There are essentially five basic stages to a company’s life cycle: launch, growth, shakeout, maturity and decline. A company that’s trying to launch its business will need to invest in rolling stock, tanks, software and a little marketing. When starting off, you would like to see a lot of growth, but most times, a company is not able to invest marketing dollars because profits and cash flow are in the red.
A company in the growth stage should invest heavily in the marketing side of the business. Sales should increase rapidly, and toward the end of this stage profits will turn positive.
In the shakeout stage of a company’s life cycle, sales will slow due to market saturation, and profits will begin to decline. This would be a good time to invest in items that will drive efficiencies like tank monitors and additional routing optimization software.
During the maturity stage of the business, capital spending is generally behind the business, which leaves the company with more cash on hand. It’s a good idea to seek professional advice – such as a valuation or market research study – to determine where the company should go next.
The company will enter the decline phase at some point, which is when a decision should be made to either sell the business or start a new business venture (reinvest the money made and grow into another market). Knowing what you can get for the business that you have grown over the years may be lucrative to your personal financial goals, while continuing to stay in the business and reinvest your money may be the way to go.
Your personal financial goals and market dynamics should drive your next move. Look at what is happening in your area. Has there been significant consolidation in your particular marketplace, allowing you to expand your market share? Are there other utilities or more competition coming in that will threaten your business?
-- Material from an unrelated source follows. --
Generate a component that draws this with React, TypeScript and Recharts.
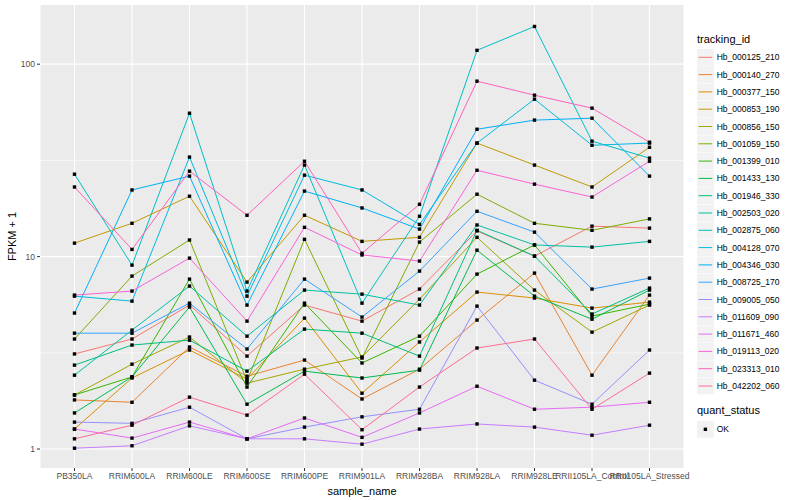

Currently, propane is very cheap compared to electric, which gives retailers a great opportunity to take market share from the electric companies. Investing in programs that allow you to target this low-hanging fruit should be a no-brainer depending on what you plan to do personally in the next three to seven years. For someone looking to retire soon, it probably doesn’t make much sense to invest heavily in growth.
Investments will always present themselves. It is up to you to determine if the investment works for your current position and market environment.